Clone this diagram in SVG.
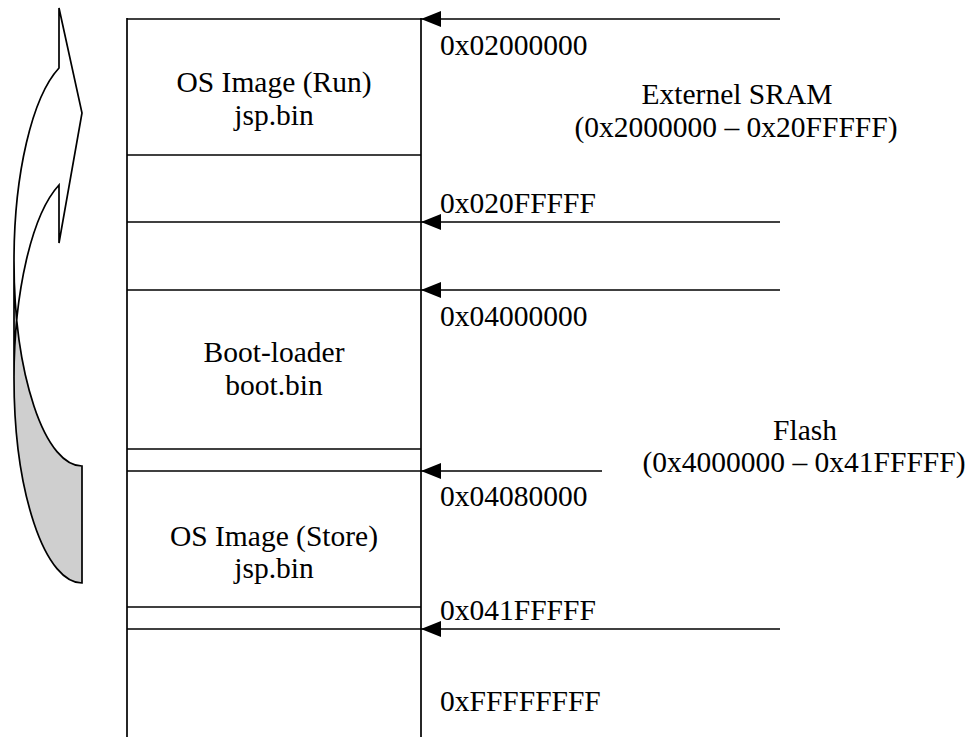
<svg xmlns="http://www.w3.org/2000/svg" width="972" height="737" viewBox="0 0 972 737">
<style>
  .ln{stroke:#000;stroke-width:1.7;fill:none}
  .ar{stroke:#000;stroke-width:1.4;fill:none}
  .t{font-family:"Liberation Serif","Times New Roman",serif;font-size:29.5px;fill:#000}
  .c{text-anchor:middle}
</style>
<defs>
  <marker id="ah" markerUnits="userSpaceOnUse" markerWidth="20" markerHeight="16" refX="20" refY="8" orient="auto" viewBox="0 0 20 16">
    <path d="M0,0 L20,8 L0,16 Z" fill="#000"/>
  </marker>
</defs>
<rect width="972" height="737" fill="#fff"/>

<g id="curved-arrow">
  <path d="M14,378 A68,205 0 0 1 59,185 L59,243 L82,113 L59,8 L59,68 A68,205 0 0 0 14,261 Z" fill="#fff"/>
  <path d="M82,466 A68,205 0 0 1 14,261 L14,378 A68,205 0 0 0 82,583 Z" fill="#cfcfcf"/>
  <path class="ln" stroke-width="1.5" d="M14,378 A68,205 0 0 1 59,185 L59,243 L82,113 L59,8 L59,68 A68,205 0 0 0 14,261 L14,378 A68,205 0 0 0 82,583 L82,466 A68,205 0 0 1 14,261"/>
</g>

<g id="memory-column">
  <line class="ln" x1="127" y1="18" x2="127" y2="737"/>
  <line class="ln" x1="421" y1="18" x2="421" y2="737"/>
</g>
<g id="os-image-run">
  <line class="ln" x1="127" y1="19" x2="421" y2="19"/>
  <line class="ln" x1="127" y1="155" x2="421" y2="155"/>
  <text class="t c" x="274" y="92">OS Image (Run)</text>
  <text class="t c" x="274" y="125">jsp.bin</text>
</g>
<g id="sram-gap">
  <line class="ln" x1="127" y1="222" x2="421" y2="222"/>
</g>
<g id="reserved">
  <line class="ln" x1="127" y1="290" x2="421" y2="290"/>
</g>
<g id="boot-loader">
  <line class="ln" x1="127" y1="449" x2="421" y2="449"/>
  <text class="t c" x="274" y="362">Boot-loader</text>
  <text class="t c" x="274" y="395">boot.bin</text>
</g>
<g id="os-image-store">
  <line class="ln" x1="127" y1="471" x2="421" y2="471"/>
  <line class="ln" x1="127" y1="607" x2="421" y2="607"/>
  <text class="t c" x="274" y="546">OS Image (Store)</text>
  <text class="t c" x="274" y="578">jsp.bin</text>
</g>
<g id="upper-memory">
  <line class="ln" x1="127" y1="629" x2="421" y2="629"/>
</g>

<g id="connectors">
  <line class="ar" x1="780" y1="19" x2="421" y2="19" marker-end="url(#ah)"/>
  <line class="ar" x1="780" y1="222" x2="421" y2="222" marker-end="url(#ah)"/>
  <line class="ar" x1="780" y1="290" x2="421" y2="290" marker-end="url(#ah)"/>
  <line class="ar" x1="602" y1="471" x2="421" y2="471" marker-end="url(#ah)"/>
  <line class="ar" x1="780" y1="629" x2="421" y2="629" marker-end="url(#ah)"/>
</g>

<g id="address-labels">
  <text class="t" x="440" y="55">0x02000000</text>
  <text class="t" x="440" y="213">0x020FFFFF</text>
  <text class="t" x="440" y="326">0x04000000</text>
  <text class="t" x="440" y="506">0x04080000</text>
  <text class="t" x="440" y="620">0x041FFFFF</text>
  <text class="t" x="440" y="711">0xFFFFFFFF</text>
</g>
<g id="sram-label">
  <text class="t c" x="737" y="104">Externel SRAM</text>
  <text class="t c" x="736" y="137">(0x2000000 – 0x20FFFFF)</text>
</g>
<g id="flash-label">
  <text class="t c" x="805" y="440">Flash</text>
  <text class="t c" x="804" y="472">(0x4000000 – 0x41FFFFF)</text>
</g>
</svg>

→ Do this: All the lines above are to be reproduced exactly, except the pictures.

→ Solution for this task:
Clone this diagram in SVG.
<svg xmlns="http://www.w3.org/2000/svg" width="972" height="737" viewBox="0 0 972 737">
<style>
  .ln{stroke:#000;stroke-width:1.7;fill:none}
  .ar{stroke:#000;stroke-width:1.4;fill:none}
  .t{font-family:"Liberation Serif","Times New Roman",serif;font-size:29.5px;fill:#000}
  .c{text-anchor:middle}
</style>
<defs>
  <marker id="ah" markerUnits="userSpaceOnUse" markerWidth="20" markerHeight="16" refX="20" refY="8" orient="auto" viewBox="0 0 20 16">
    <path d="M0,0 L20,8 L0,16 Z" fill="#000"/>
  </marker>
</defs>
<rect width="972" height="737" fill="#fff"/>

<g id="curved-arrow">
  <path d="M14,378 A68,205 0 0 1 59,185 L59,243 L82,113 L59,8 L59,68 A68,205 0 0 0 14,261 Z" fill="#fff"/>
  <path d="M82,466 A68,205 0 0 1 14,261 L14,378 A68,205 0 0 0 82,583 Z" fill="#cfcfcf"/>
  <path class="ln" stroke-width="1.5" d="M14,378 A68,205 0 0 1 59,185 L59,243 L82,113 L59,8 L59,68 A68,205 0 0 0 14,261 L14,378 A68,205 0 0 0 82,583 L82,466 A68,205 0 0 1 14,261"/>
</g>

<g id="memory-column">
  <line class="ln" x1="127" y1="18" x2="127" y2="737"/>
  <line class="ln" x1="421" y1="18" x2="421" y2="737"/>
</g>
<g id="os-image-run">
  <line class="ln" x1="127" y1="19" x2="421" y2="19"/>
  <line class="ln" x1="127" y1="155" x2="421" y2="155"/>
  <text class="t c" x="274" y="92">OS Image (Run)</text>
  <text class="t c" x="274" y="125">jsp.bin</text>
</g>
<g id="sram-gap">
  <line class="ln" x1="127" y1="222" x2="421" y2="222"/>
</g>
<g id="reserved">
  <line class="ln" x1="127" y1="290" x2="421" y2="290"/>
</g>
<g id="boot-loader">
  <line class="ln" x1="127" y1="449" x2="421" y2="449"/>
  <text class="t c" x="274" y="362">Boot-loader</text>
  <text class="t c" x="274" y="395">boot.bin</text>
</g>
<g id="os-image-store">
  <line class="ln" x1="127" y1="471" x2="421" y2="471"/>
  <line class="ln" x1="127" y1="607" x2="421" y2="607"/>
  <text class="t c" x="274" y="546">OS Image (Store)</text>
  <text class="t c" x="274" y="578">jsp.bin</text>
</g>
<g id="upper-memory">
  <line class="ln" x1="127" y1="629" x2="421" y2="629"/>
</g>

<g id="connectors">
  <line class="ar" x1="780" y1="19" x2="421" y2="19" marker-end="url(#ah)"/>
  <line class="ar" x1="780" y1="222" x2="421" y2="222" marker-end="url(#ah)"/>
  <line class="ar" x1="780" y1="290" x2="421" y2="290" marker-end="url(#ah)"/>
  <line class="ar" x1="602" y1="471" x2="421" y2="471" marker-end="url(#ah)"/>
  <line class="ar" x1="780" y1="629" x2="421" y2="629" marker-end="url(#ah)"/>
</g>

<g id="address-labels">
  <text class="t" x="440" y="55">0x02000000</text>
  <text class="t" x="440" y="213">0x020FFFFF</text>
  <text class="t" x="440" y="326">0x04000000</text>
  <text class="t" x="440" y="506">0x04080000</text>
  <text class="t" x="440" y="620">0x041FFFFF</text>
  <text class="t" x="440" y="711">0xFFFFFFFF</text>
</g>
<g id="sram-label">
  <text class="t c" x="737" y="104">Externel SRAM</text>
  <text class="t c" x="736" y="137">(0x2000000 – 0x20FFFFF)</text>
</g>
<g id="flash-label">
  <text class="t c" x="805" y="440">Flash</text>
  <text class="t c" x="804" y="472">(0x4000000 – 0x41FFFFF)</text>
</g>
</svg>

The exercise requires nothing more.